Le premier touche à la possibilité qui serait offerte aux parties aux litiges relevant du contentieux général le droit d’obtenir en début de procédure, par une demande motivée, le renvoie de l’affaire vers un autre tribunal de commerce, voire une formation mixte, c’est à dire composée d’un magistrat professionnel et de juges consulaires. Pour le Co-rapporteur que je suis, une telle initiative semble se heurter à un principe du droit français selon lequel le justiciable ne saurait prétendre au choix de son juge. En outre, cette proposition reviendrait à mettre en place une forme de justice à la carte qui pourrait être perçue par le tribunal initialement saisi comme un désaveu sans fondement et se révéler également comme une manœuvre dilatoire à l’initiative d’un débiteur peu scrupuleux. Enfin cette proposition semble d’autant moins justifiée que l’arsenal législatif actuel au travers de dispositions propres au code de commerce comme à celui de l’organisation judiciaire, si les intérêts en présence le justifient, permettent de renvoyer l’affaire devant une autre juridiction.

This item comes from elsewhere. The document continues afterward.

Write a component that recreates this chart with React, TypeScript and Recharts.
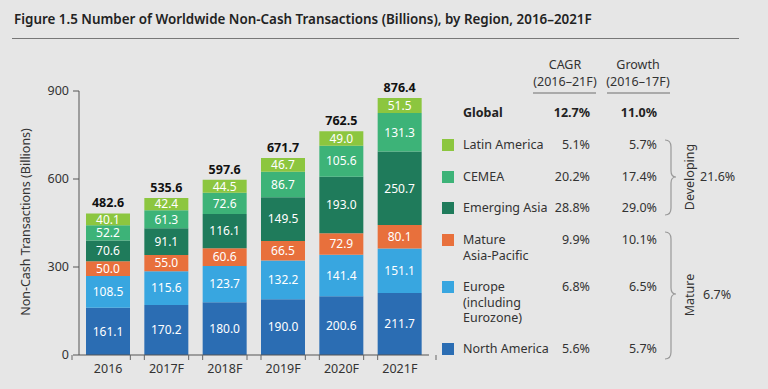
import React from 'react';
import { BarChart, Bar, XAxis, YAxis, LabelList } from 'recharts';

const years = ['2016', '2017F', '2018F', '2019F', '2020F', '2021F'];
const northAmerica = [161.1, 170.2, 180.0, 190.0, 200.6, 211.7];
const europe = [108.5, 115.6, 123.7, 132.2, 141.4, 151.1];
const matureApac = [50.0, 55.0, 60.6, 66.5, 72.9, 80.1];
const emergingAsia = [70.6, 91.1, 116.1, 149.5, 193.0, 250.7];
const cemea = [52.2, 61.3, 72.6, 86.7, 105.6, 131.3];
const latinAmerica = [40.1, 42.4, 44.5, 46.7, 49.0, 51.5];
const totals = [482.6, 535.6, 597.6, 671.7, 762.5, 876.4];
const yTicks = [0, 300, 600, 900];

// legend table, top to bottom
const regionNames = [['Latin America'], ['CEMEA'], ['Emerging Asia'], ['Mature', 'Asia-Pacific'], ['Europe', '(including', 'Eurozone)'], ['North America']];
const cagr = ['5.1%', '20.2%', '28.8%', '9.9%', '6.8%', '5.6%'];
const growth = ['5.7%', '17.4%', '29.0%', '10.1%', '6.5%', '5.7%'];
const globalCagr = '12.7%';
const globalGrowth = '11.0%';
const groups = [{ name: 'Developing', value: '21.6%' }, { name: 'Mature', value: '6.7%' }];

const colors = {
  northAmerica: '#2b6db3',
  europe: '#38a6e0',
  matureApac: '#e8703c',
  emergingAsia: '#1f7b5b',
  cemea: '#3db378',
  latinAmerica: '#8cc63f',
};
const legendColors = [colors.latinAmerica, colors.cemea, colors.emergingAsia, colors.matureApac, colors.europe, colors.northAmerica];

const data = years.map((year, i) => ({
  year,
  northAmerica: northAmerica[i],
  europe: europe[i],
  matureApac: matureApac[i],
  emergingAsia: emergingAsia[i],
  cemea: cemea[i],
  latinAmerica: latinAmerica[i],
  total: totals[i],
}));

const FONT = '"Noto Sans", "Open Sans", sans-serif';
const rowCenters = [145, 177, 208, 240, 287, 349];
const groupCenters = [177, 295];

const XTick = (props: any) => {
  const { x, y, payload } = props;
  const half = payload && payload.offset ? payload.offset : 22;
  const gap = 7;
  return (
    <g>
      <line x1={x - half - gap} y1={y - 8} x2={x - half - gap} y2={y - 3} stroke="#666" />
      <line x1={x + half + gap} y1={y - 8} x2={x + half + gap} y2={y - 3} stroke="#666" />
      <text x={x} y={y + 10} textAnchor="middle" fill="#333" fontSize={12.5} fontFamily={FONT}>{payload.value}</text>
    </g>
  );
};

const TotalLabel = (props: any) => {
  const { x, y, width, index } = props;
  return (
    <text x={x + width / 2} y={y - 6} textAnchor="middle" fill="#111" fontSize={12.5} fontWeight={700} fontFamily={FONT}>
      {totals[index].toFixed(1)}
    </text>
  );
};

const segLabel = { fill: '#fff', fontSize: 12, fontFamily: FONT };
const fmt = (v: any) => Number(v).toFixed(1);

const series: { key: keyof typeof colors }[] = [
  { key: 'northAmerica' }, { key: 'europe' }, { key: 'matureApac' },
  { key: 'emergingAsia' }, { key: 'cemea' }, { key: 'latinAmerica' },
];

const cell = { position: 'absolute' as const, fontSize: 12.5, lineHeight: '16px', color: '#333', whiteSpace: 'nowrap' as const };

export default function App() {
  return (
    <div style={{ position: 'absolute', left: 0, top: 0, width: 768, height: 389, background: '#e6e6e6', fontFamily: FONT, color: '#222', overflow: 'hidden' }}>
      <div style={{ position: 'absolute', left: 14, top: 10, fontSize: 13.4, fontWeight: 600, color: '#222', whiteSpace: 'nowrap' }}>
        Figure 1.5 Number of Worldwide Non-Cash Transactions (Billions), by Region, 2016–2021F
      </div>
      <div style={{ position: 'absolute', left: 12, top: 38, width: 727, height: 1, background: '#777' }} />

      <div style={{ position: 'absolute', left: 0, top: 0 }}>
        <BarChart width={440} height={389} data={data} margin={{ top: 91, right: 11, left: 39, bottom: 0 }}>
          <XAxis dataKey="year" height={34} stroke="#555" tickLine={false} tick={<XTick />} interval={0} />
          <YAxis width={40} domain={[0, 900]} ticks={yTicks} stroke="#555" tickSize={6} tickMargin={4}
            tick={{ fill: '#333', fontSize: 12.5, fontFamily: FONT }} />
          {series.map((s, i) => (
            <Bar key={s.key} dataKey={s.key} stackId="a" fill={colors[s.key]} barSize={44} isAnimationActive={false}>
              <LabelList dataKey={s.key} position="center" formatter={fmt} style={segLabel} />
              {i === series.length - 1 ? <LabelList dataKey="total" content={<TotalLabel />} /> : null}
            </Bar>
          ))}
        </BarChart>
      </div>

      <div style={{ position: 'absolute', left: 25, top: 222, transform: 'translate(-50%, -50%) rotate(-90deg)', fontSize: 12.5, whiteSpace: 'nowrap', color: '#333' }}>
        Non-Cash Transactions (Billions)
      </div>

      {/* column headers */}
      <div style={{ ...cell, left: 525, top: 56, width: 80, textAlign: 'center', lineHeight: '17px' }}>
        CAGR<br />(2016–21F)
      </div>
      <div style={{ position: 'absolute', left: 533, top: 92, width: 63, height: 2, background: '#aaa' }} />
      <div style={{ ...cell, left: 598, top: 56, width: 80, textAlign: 'center', lineHeight: '17px' }}>
        Growth<br />(2016–17F)
      </div>
      <div style={{ position: 'absolute', left: 607, top: 92, width: 63, height: 2, background: '#aaa' }} />

      {/* global row */}
      <div style={{ ...cell, left: 463, top: 105, fontWeight: 700, color: '#222' }}>Global</div>
      <div style={{ ...cell, left: 540, width: 50, top: 105, textAlign: 'right', fontWeight: 700, color: '#222' }}>{globalCagr}</div>
      <div style={{ ...cell, left: 600, width: 57, top: 105, textAlign: 'right', fontWeight: 700, color: '#222' }}>{globalGrowth}</div>

      {regionNames.map((lines, i) => (
        <React.Fragment key={i}>
          <div style={{ position: 'absolute', left: 442, top: rowCenters[i] - 6, width: 12, height: 12, background: legendColors[i] }} />
          <div style={{ ...cell, left: 463, top: rowCenters[i] - 8, lineHeight: '15.5px' }}>
            {lines.map((l, j) => <div key={j}>{l}</div>)}
          </div>
          <div style={{ ...cell, left: 540, width: 50, top: rowCenters[i] - 8, textAlign: 'right' }}>{cagr[i]}</div>
          <div style={{ ...cell, left: 600, width: 57, top: rowCenters[i] - 8, textAlign: 'right' }}>{growth[i]}</div>
        </React.Fragment>
      ))}

      {/* braces */}
      <svg style={{ position: 'absolute', left: 0, top: 0 }} width={768} height={389}>
        <path d="M665,140 Q671,140 671,147 L671,171 Q671,177 676,177 Q671,177 671,183 L671,208 Q671,215 665,215" fill="none" stroke="#999" strokeWidth={1.2} />
        <path d="M665,232 Q671,232 671,239 L671,288 Q671,294 676,294 Q671,294 671,300 L671,352 Q671,359 665,359" fill="none" stroke="#999" strokeWidth={1.2} />
      </svg>
      {groups.map((g, i) => (
        <React.Fragment key={g.name}>
          <div style={{ ...cell, left: 690, top: groupCenters[i], transform: 'translate(-50%, -50%) rotate(-90deg)' }}>{g.name}</div>
          <div style={{ ...cell, left: i === 0 ? 700 : 703, top: groupCenters[i] - 8 }}>{g.value}</div>
        </React.Fragment>
      ))}
    </div>
  );
}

Enfin, le Co-rapporteur que je suis s’oppose au principe d’une formation mixte en matière de contentieux général, fusse au regard du caractère complexe du dossier. En effet en matière de contentieux général, les tribunaux de commerce ont surtout à connaître de contrats commerciaux et de demandes en paiement de facture, or il est indéniable qu’ils excellent dans ce genre de contentieux. Le très faible taux d’infirmation en appel en est une illustration. De surcroit, la présence renforcée du parquet aux audiences et les moyens nouveaux qui pourraient lui être conférés ajoutent à une nécessaire sécurité sans qu’il soit besoin de recourir à une forme d’échevinage déguisé.

Une divergence notoire existe également en matière de procédure collective. En effet, si madame la Rapporteure et moi-même sommes d’accord pour reconnaître à des pôles spécialisés une compétence exclusive pour les procédures particulièrement complexes affectant des entreprises dont le total de bilan, le chiffres d’affaires et le nombre moyen de salariés dépassent certains seuils, pour tout autant, à la différence de madame la Rapporteure, je ne vois pas l’intérêt d’une composition mixte pour ces pôles spécialisés mêlant magistrats professionnels et juges consulaires en première instance comme en appel. Pour ma part, j’estime que ces pôles spécialisés devraient être exclusivement composés de juges consulaires. Là aussi le faible taux d’infirmation des décisions prises par les juges consulaires montre qu’il est parfaitement inutile de faire intervenir un magistrat professionnel dans la formation de jugement de ces pôles spécialisés. Il ne saurait être contesté que les juges consulaires les plus aguerris sont en effet rompus à la difficulté de l’exercice. Aussi et par ailleurs, dès lors que le parquet bénéficiera d’une meilleure formation économique et financière et qu’il disposera de moyens au sein de ces éventuels pôles spécialisés, les éléments seront réunis pour une justice aussi sécurisée que possible, sans qu’il soit besoin d’en rajouter.

Dans ces conditions, rien ne milite pour l’introduction de juges professionnels en première instance, ni de juge consulaire en appel, les rares réformations enregistrées au niveau de la cour en matière de procédures collectives suffisent à démontrer que l’exigence de juge consulaire en appel ne se justifie pas.

 

En conclusion, le fait de donner un véritable statut au juge consulaire, de revoir son mode d’élection, de lui apporter un socle déontologique, une formation initiale et continue, auquel viendra s’ajouter la présence permanente du parquet en matière de contentieux général comme en matière de procédure collective avec des moyens renforcés, sont autant d’éléments qui permettront demain à la justice commerciale d’apporter sécurité, impartialité, technicité, efficacité, sans qu’il soit nécessaire de recourir à une forme d’échevinage dont la justice n'a pas les moyens, et qui tiendrait davantage d’une mesure simplement apparemment rassurante, voir dogmatique, plutôt que réellement efficace.